As your company matures, this doesn’t get easier. You now have distribution power, and the temptation to cross-sell/upsell other products is huge (and the list of companies asking you to do that with their product is long, too). But can that really work? Now, the messaging on your website dilutes, while another player's whole messaging, end-to-end, from ads to thanks-for-your-purchase e-mail, speaks one converting, retaining, and brand-positioning language. Sure you can grab some market-share, but you'll dilute your positioning and efforts across the board. Stay in your lane, you’re not going to beat them.

Suddenly, the market structure changes, and you’re afraid of being replaced or substituted. Suddenly, there is someone between you and your customer and it gives you anxiety. Pivoting your company at the wrong time will kill it, though. Pivot too early and your core, which made you successful in the first place slides into mediocrity and your weaker competitor will catch up. The situation is tricky, so you have to ask the right questions:

  • If your customer were to stop using you today, how big would their switching costs be?
  • What do your customers want? Talk to them and discuss market dynamics with them.
  • How big is the overlap between yours and your intermediary's target group?
  • How big are the non-overlapping markets?
  • Can you become a supplier (the best supplier) to that player?
  • Where does the market actually stand?
    • How much more will it grow?
    • How much more will it innovate, create standards and change direction?
    • Could you wait 1-2 years to build a competitive product that will keep on growing your distribution?

Whatever that product is you want to build, ask what it takes to become the best at that new thing and if you actually have the resources or if it will run you into mediocrity.

Remind yourself: The website that sells just one product sells better than the website that sells two. The founder who pitches two stories will have a harder time raising money than the one who sells multiple ones. This almost goes for everything in your company. 

Can you build this? Yes. Can you do enough to win this? Probably not. If you feel you’re forced to adjust, then there are multiple ways to handle this particular situation:

  • Build on the side if you can clearly afford this and have a venture plan for winning here down the line.
  • Pivot softly (long-term perspective): start saying “no” to customers you can’t make happy anymore, start deprecating features that are not used enough, the moment they demand attention - shift resources. If you can afford it, buy a yet smaller player that plays into your lane and gives you a head start.
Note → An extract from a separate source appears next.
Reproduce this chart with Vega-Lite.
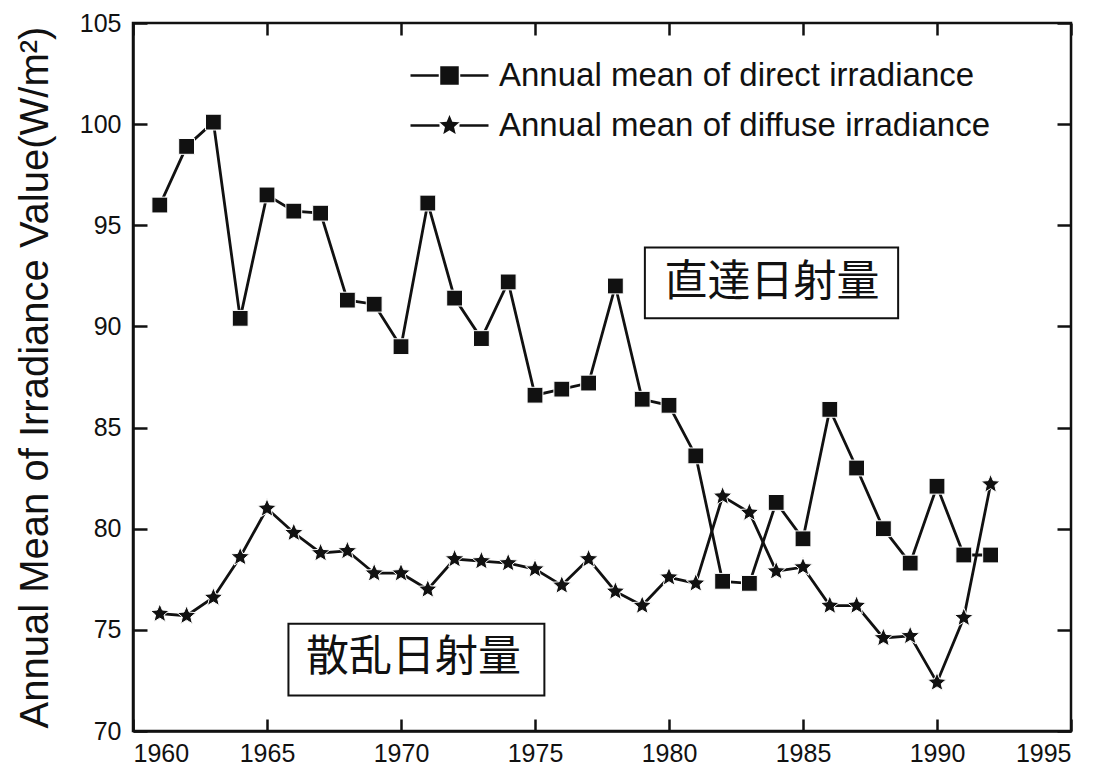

Run hybrid, maybe sell your old code-bases & distribution. Pivoting is an investment. You’re sacrificing short-term success for long-term survival. If you're venture capital funded, talk to your investors. Good ones will let you shift. 
  • Pivot aggressively (fight or flight: fight): Full stop. Change what you’re doing if it’s not working well enough (no PMF)—typically an early-stage move.
  • Sell the company (Fight or flight: flight). This can be seen and done in two ways:
    • Accelerating: Is there a company with 100x more distribution power and resources? So you could grow, pivot, and have wings? Great. Are you still passionate enough? You go, girl. It doesn’t have to be a big exit. Ask for a strategic investment and wings.
    • Giving up: And there is no shame about that. An entrepreneur’s biggest investment is their time, and it can also be the biggest gift to the world because your creativity, your passion and your time will cause the change it needs to make this world a better place. You are the progress. Move on if you have to.

The emotional rollercoaster is tough. And navigating this is exactly what differentiates a seasoned entrepreneur from a first-time entrepreneur. Developing the gut feeling to listen to the right voices as everyone shares their anxieties, experiences, and opinions with you.

Stay cool-headed, go touch some grass. Remember: Your job as a founder is to do the right thing at the right time.